> [Task directions]: Write the listing below out again exactly, dropping the images.

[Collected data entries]

>> Start

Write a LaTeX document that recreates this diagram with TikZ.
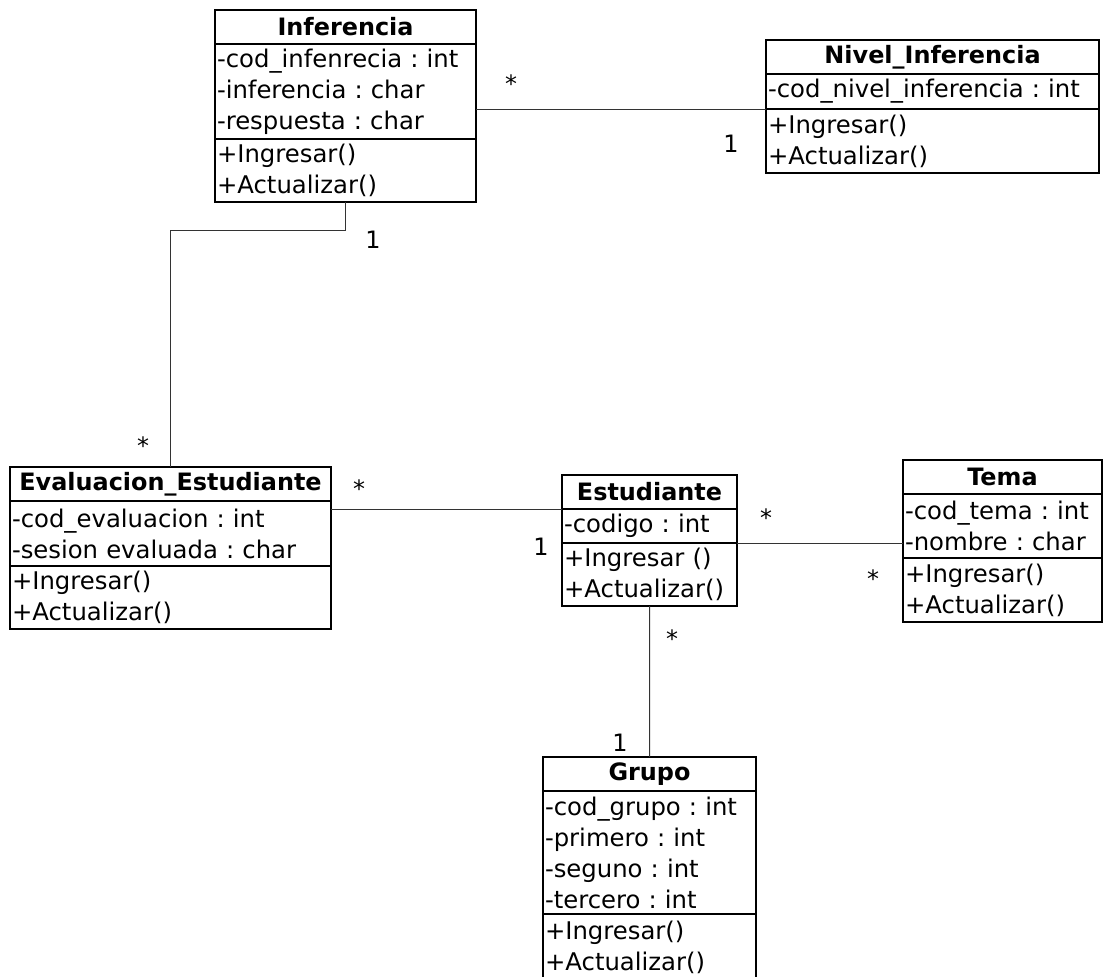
\documentclass[tikz,border=0pt]{standalone}
\usepackage{fontspec}
\setmainfont{DejaVu Sans}
\frenchspacing
\begin{document}
\begin{tikzpicture}[x=0.025cm, y=-0.025cm,
    classhead/.style={draw, line width=0.9pt, anchor=north west, inner sep=0pt, outer sep=0pt, minimum height=0.85cm, align=center, font=\fontsize{17}{22}\selectfont\bfseries},
    classpart/.style={draw, line width=0.9pt, anchor=north west, inner xsep=0.05cm, inner ysep=0pt, outer sep=0pt, align=left, font=\fontsize{17.3}{22}\selectfont},
    assoc/.style={draw=black!80, line width=0.7pt},
    mult/.style={anchor=base, inner sep=0pt, font=\fontsize{17}{22}\selectfont},
  ]

\useasboundingbox (0,0) rectangle (1104,976);
\clip (0,0) rectangle (1104,976);

% Inferencia
\node[classhead, minimum width=6.525cm] (inf-h) at (215,10) {Inferencia};
\node[classpart, text width=6.425cm, minimum height=2.375cm] (inf-a) at (inf-h.south west) {-cod\_infenrecia : int\\-inferencia : char\\-respuesta : char};
\node[classpart, text width=6.425cm, minimum height=1.575cm] (inf-m) at (inf-a.south west) {+Ingresar()\\+Actualizar()};

% Nivel_Inferencia
\node[classhead, minimum width=8.325cm] (niv-h) at (766,40) {Nivel\_Inferencia};
\node[classpart, text width=8.225cm, minimum height=0.875cm] (niv-a) at (niv-h.south west) {-cod\_nivel\_inferencia : int};
\node[classpart, text width=8.225cm, minimum height=1.6cm] (niv-m) at (niv-a.south west) {+Ingresar()\\+Actualizar()};

% Evaluacion_Estudiante
\node[classhead, minimum width=8.025cm] (eva-h) at (10,467) {Evaluacion\_Estudiante};
\node[classpart, text width=7.925cm, minimum height=1.625cm] (eva-a) at (eva-h.south west) {-cod\_evaluacion : int\\-sesion evaluada : char};
\node[classpart, text width=7.925cm, minimum height=1.575cm] (eva-m) at (eva-a.south west) {+Ingresar()\\+Actualizar()};

% Estudiante
\node[classhead, minimum width=4.375cm] (est-h) at (562,475) {Estudiante};
\node[classpart, text width=4.275cm, minimum height=0.85cm] (est-a) at (est-h.south west) {-codigo : int};
\node[classpart, text width=4.275cm, minimum height=1.575cm] (est-m) at (est-a.south west) {+Ingresar ()\\+Actualizar()};

% Tema
\node[classhead, minimum width=4.975cm] (tem-h) at (903,460) {Tema};
\node[classpart, text width=4.875cm, minimum height=1.6cm] (tem-a) at (tem-h.south west) {-cod\_tema : int\\-nombre : char};
\node[classpart, text width=4.875cm, minimum height=1.6cm] (tem-m) at (tem-a.south west) {+Ingresar()\\+Actualizar()};

% Grupo
\node[classhead, minimum width=5.325cm] (gru-h) at (543,757) {Grupo};
\node[classpart, text width=5.225cm, minimum height=3.075cm] (gru-a) at (gru-h.south west) {-cod\_grupo : int\\-primero : int\\-seguno : int\\-tercero : int};
\node[classpart, text width=5.225cm, minimum height=1.65cm] (gru-m) at (gru-a.south west) {+Ingresar()\\+Actualizar()};

% asociaciones
\draw[assoc] (inf-a.east |- niv-a.south west) -- (niv-a.south west);
\draw[assoc] (inf-m.south) -- ++(0,28) -| (eva-h.north);
\draw[assoc] (eva-a.east |- est-h.south west) -- (est-h.south west);
\draw[assoc] (est-a.south east) -- (est-a.south east -| tem-a.west);
\draw[assoc] (est-m.south) -- (gru-h.north);

% multiplicidades
\node[mult] (m-inf-niv) at (511,92) {*};
\node[mult] (m-niv-inf) at (731,152) {1};
\node[mult] (m-inf-eva) at (373,248) {1};
\node[mult] (m-eva-inf) at (143,454) {*};
\node[mult] (m-eva-est) at (359,497) {*};
\node[mult] (m-est-eva) at (541,555) {1};
\node[mult] (m-est-tem) at (766,526) {*};
\node[mult] (m-tem-est) at (873,587) {*};
\node[mult] (m-est-gru) at (672,647) {*};
\node[mult] (m-gru-est) at (620,751) {1};
\end{tikzpicture}
\end{document}
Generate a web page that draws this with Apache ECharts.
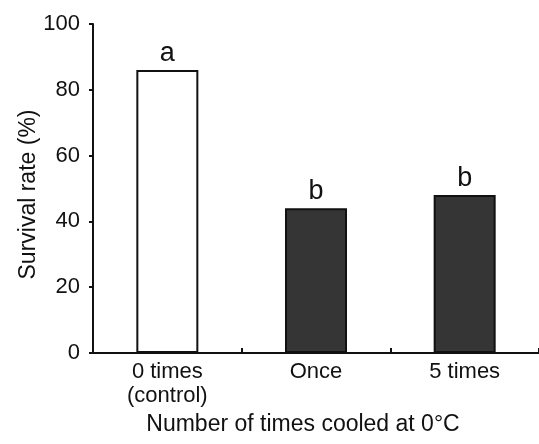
<!DOCTYPE html>
<html style="height: 100%">
	<head>
		<meta charset="utf-8" />
		<title>Survival rate</title>
		<script src="https://cdn.jsdelivr.net/npm/echarts@6/dist/echarts.min.js"></script>
	</head>
	<body style="height: 100%; margin: 0; background: #fff">
		<div id="container" style="width: 539px; height: 444px"></div>
		<script type="text/javascript">
			// data
			let categories = ["0 times\n(control)", "Once", "5 times"];
			let survival = [86, 44, 48];
			let letters = ["a", "b", "b"];
			let yTicks = [0, 20, 40, 60, 80, 100];

			let fillColors = ["#ffffff", "#353535", "#353535"];
			let font = "'Liberation Sans', Arial, sans-serif";
			let ink = "#111";

			let barData = survival.map((v, i) => ({
				value: v,
				itemStyle: { color: fillColors[i] },
				label: { formatter: letters[i] }
			}));

			let chart = echarts.init(document.getElementById("container"));
			chart.setOption({
				animation: false,
				backgroundColor: "#fff",
				grid: { left: 93, top: 24, width: 450, bottom: 91 },
				xAxis: {
					type: "category",
					data: categories,
					name: "Number of times cooled at 0°C",
					nameLocation: "middle",
					nameGap: 58,
					nameTextStyle: { fontFamily: font, fontSize: 23, color: ink, padding: [0, 26, 0, 0] },
					axisLine: { lineStyle: { color: ink, width: 2 } },
					axisTick: { show: true, inside: true, length: 5, lineStyle: { color: ink, width: 2 } },
					axisLabel: { fontFamily: font, fontSize: 22, color: ink, margin: 7, lineHeight: 24 }
				},
				yAxis: {
					type: "value",
					min: yTicks[0],
					max: yTicks[yTicks.length - 1],
					interval: 20,
					name: "Survival rate (%)",
					nameLocation: "middle",
					nameGap: 53,
					nameMoveOverlap: false,
					nameTextStyle: { fontFamily: font, fontSize: 23, color: ink, padding: [0, 12, 0, 0] },
					axisLine: { show: true, lineStyle: { color: ink, width: 2 } },
					axisTick: { show: true, length: 4, lineStyle: { color: ink, width: 2 } },
					axisLabel: { fontFamily: font, fontSize: 22, color: ink, margin: 13 },
					splitLine: { show: false }
				},
				series: [
					{
						type: "bar",
						data: barData,
						barWidth: 62,
						itemStyle: { borderColor: ink, borderWidth: 2 },
						label: {
							show: true,
							position: "top",
							distance: 3,
							fontFamily: font,
							fontSize: 27,
							color: ink
						}
					}
				]
			});
		</script>
	</body>
</html>
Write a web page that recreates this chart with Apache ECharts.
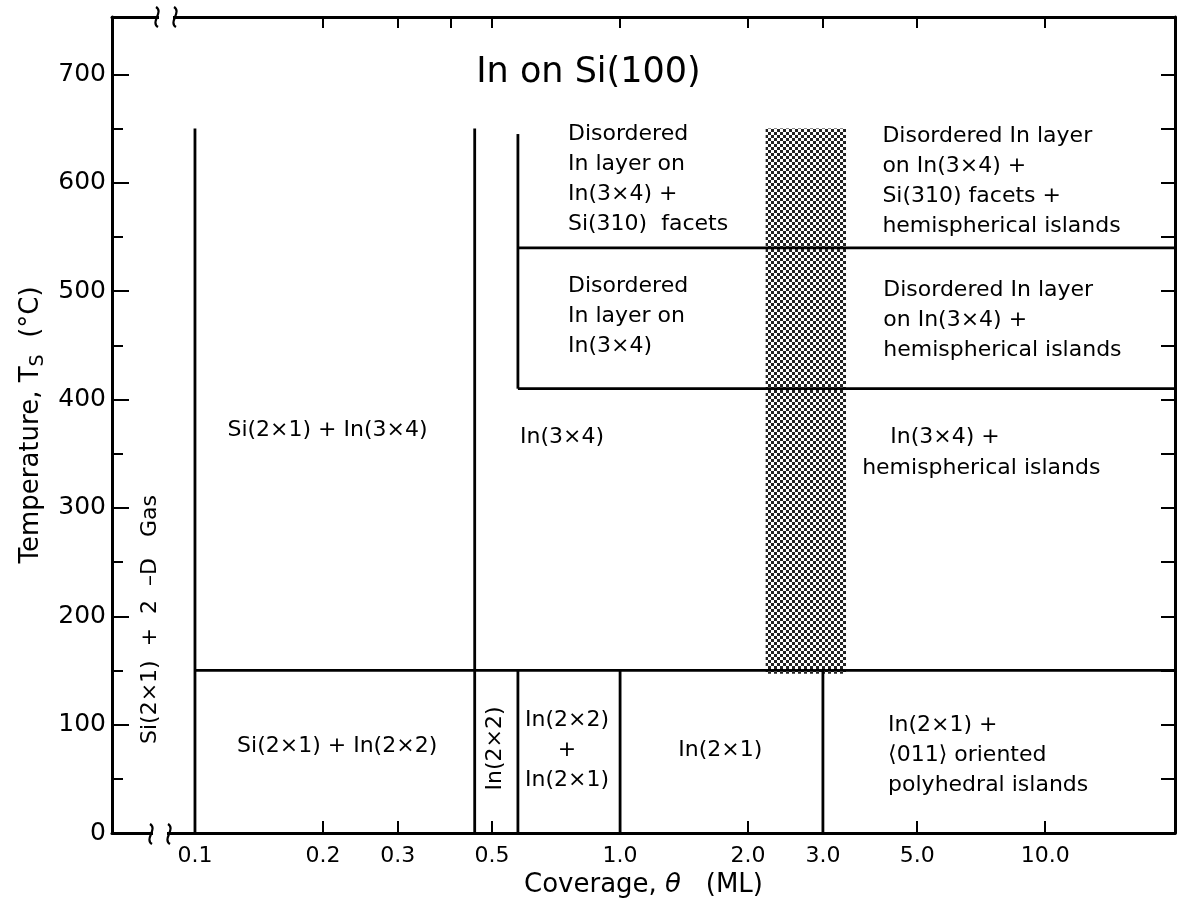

>> End

> [Task response]:
Write a LaTeX document that recreates this diagram with TikZ.
\documentclass[tikz,border=0pt]{standalone}
\usepackage{fontspec}
\setmainfont{DejaVu Sans}
\frenchspacing
\begin{document}
\begin{tikzpicture}[x=0.025cm, y=-0.025cm,
    classhead/.style={draw, line width=0.9pt, anchor=north west, inner sep=0pt, outer sep=0pt, minimum height=0.85cm, align=center, font=\fontsize{17}{22}\selectfont\bfseries},
    classpart/.style={draw, line width=0.9pt, anchor=north west, inner xsep=0.05cm, inner ysep=0pt, outer sep=0pt, align=left, font=\fontsize{17.3}{22}\selectfont},
    assoc/.style={draw=black!80, line width=0.7pt},
    mult/.style={anchor=base, inner sep=0pt, font=\fontsize{17}{22}\selectfont},
  ]

\useasboundingbox (0,0) rectangle (1104,976);
\clip (0,0) rectangle (1104,976);

% Inferencia
\node[classhead, minimum width=6.525cm] (inf-h) at (215,10) {Inferencia};
\node[classpart, text width=6.425cm, minimum height=2.375cm] (inf-a) at (inf-h.south west) {-cod\_infenrecia : int\\-inferencia : char\\-respuesta : char};
\node[classpart, text width=6.425cm, minimum height=1.575cm] (inf-m) at (inf-a.south west) {+Ingresar()\\+Actualizar()};

% Nivel_Inferencia
\node[classhead, minimum width=8.325cm] (niv-h) at (766,40) {Nivel\_Inferencia};
\node[classpart, text width=8.225cm, minimum height=0.875cm] (niv-a) at (niv-h.south west) {-cod\_nivel\_inferencia : int};
\node[classpart, text width=8.225cm, minimum height=1.6cm] (niv-m) at (niv-a.south west) {+Ingresar()\\+Actualizar()};

% Evaluacion_Estudiante
\node[classhead, minimum width=8.025cm] (eva-h) at (10,467) {Evaluacion\_Estudiante};
\node[classpart, text width=7.925cm, minimum height=1.625cm] (eva-a) at (eva-h.south west) {-cod\_evaluacion : int\\-sesion evaluada : char};
\node[classpart, text width=7.925cm, minimum height=1.575cm] (eva-m) at (eva-a.south west) {+Ingresar()\\+Actualizar()};

% Estudiante
\node[classhead, minimum width=4.375cm] (est-h) at (562,475) {Estudiante};
\node[classpart, text width=4.275cm, minimum height=0.85cm] (est-a) at (est-h.south west) {-codigo : int};
\node[classpart, text width=4.275cm, minimum height=1.575cm] (est-m) at (est-a.south west) {+Ingresar ()\\+Actualizar()};

% Tema
\node[classhead, minimum width=4.975cm] (tem-h) at (903,460) {Tema};
\node[classpart, text width=4.875cm, minimum height=1.6cm] (tem-a) at (tem-h.south west) {-cod\_tema : int\\-nombre : char};
\node[classpart, text width=4.875cm, minimum height=1.6cm] (tem-m) at (tem-a.south west) {+Ingresar()\\+Actualizar()};

% Grupo
\node[classhead, minimum width=5.325cm] (gru-h) at (543,757) {Grupo};
\node[classpart, text width=5.225cm, minimum height=3.075cm] (gru-a) at (gru-h.south west) {-cod\_grupo : int\\-primero : int\\-seguno : int\\-tercero : int};
\node[classpart, text width=5.225cm, minimum height=1.65cm] (gru-m) at (gru-a.south west) {+Ingresar()\\+Actualizar()};

% asociaciones
\draw[assoc] (inf-a.east |- niv-a.south west) -- (niv-a.south west);
\draw[assoc] (inf-m.south) -- ++(0,28) -| (eva-h.north);
\draw[assoc] (eva-a.east |- est-h.south west) -- (est-h.south west);
\draw[assoc] (est-a.south east) -- (est-a.south east -| tem-a.west);
\draw[assoc] (est-m.south) -- (gru-h.north);

% multiplicidades
\node[mult] (m-inf-niv) at (511,92) {*};
\node[mult] (m-niv-inf) at (731,152) {1};
\node[mult] (m-inf-eva) at (373,248) {1};
\node[mult] (m-eva-inf) at (143,454) {*};
\node[mult] (m-eva-est) at (359,497) {*};
\node[mult] (m-est-eva) at (541,555) {1};
\node[mult] (m-est-tem) at (766,526) {*};
\node[mult] (m-tem-est) at (873,587) {*};
\node[mult] (m-est-gru) at (672,647) {*};
\node[mult] (m-gru-est) at (620,751) {1};
\end{tikzpicture}
\end{document}
Generate a web page that draws this with Apache ECharts.
<!DOCTYPE html>
<html style="height: 100%">
	<head>
		<meta charset="utf-8" />
		<title>Survival rate</title>
		<script src="https://cdn.jsdelivr.net/npm/echarts@6/dist/echarts.min.js"></script>
	</head>
	<body style="height: 100%; margin: 0; background: #fff">
		<div id="container" style="width: 539px; height: 444px"></div>
		<script type="text/javascript">
			// data
			let categories = ["0 times\n(control)", "Once", "5 times"];
			let survival = [86, 44, 48];
			let letters = ["a", "b", "b"];
			let yTicks = [0, 20, 40, 60, 80, 100];

			let fillColors = ["#ffffff", "#353535", "#353535"];
			let font = "'Liberation Sans', Arial, sans-serif";
			let ink = "#111";

			let barData = survival.map((v, i) => ({
				value: v,
				itemStyle: { color: fillColors[i] },
				label: { formatter: letters[i] }
			}));

			let chart = echarts.init(document.getElementById("container"));
			chart.setOption({
				animation: false,
				backgroundColor: "#fff",
				grid: { left: 93, top: 24, width: 450, bottom: 91 },
				xAxis: {
					type: "category",
					data: categories,
					name: "Number of times cooled at 0°C",
					nameLocation: "middle",
					nameGap: 58,
					nameTextStyle: { fontFamily: font, fontSize: 23, color: ink, padding: [0, 26, 0, 0] },
					axisLine: { lineStyle: { color: ink, width: 2 } },
					axisTick: { show: true, inside: true, length: 5, lineStyle: { color: ink, width: 2 } },
					axisLabel: { fontFamily: font, fontSize: 22, color: ink, margin: 7, lineHeight: 24 }
				},
				yAxis: {
					type: "value",
					min: yTicks[0],
					max: yTicks[yTicks.length - 1],
					interval: 20,
					name: "Survival rate (%)",
					nameLocation: "middle",
					nameGap: 53,
					nameMoveOverlap: false,
					nameTextStyle: { fontFamily: font, fontSize: 23, color: ink, padding: [0, 12, 0, 0] },
					axisLine: { show: true, lineStyle: { color: ink, width: 2 } },
					axisTick: { show: true, length: 4, lineStyle: { color: ink, width: 2 } },
					axisLabel: { fontFamily: font, fontSize: 22, color: ink, margin: 13 },
					splitLine: { show: false }
				},
				series: [
					{
						type: "bar",
						data: barData,
						barWidth: 62,
						itemStyle: { borderColor: ink, borderWidth: 2 },
						label: {
							show: true,
							position: "top",
							distance: 3,
							fontFamily: font,
							fontSize: 27,
							color: ink
						}
					}
				]
			});
		</script>
	</body>
</html>
Write a web page that recreates this chart with Apache ECharts.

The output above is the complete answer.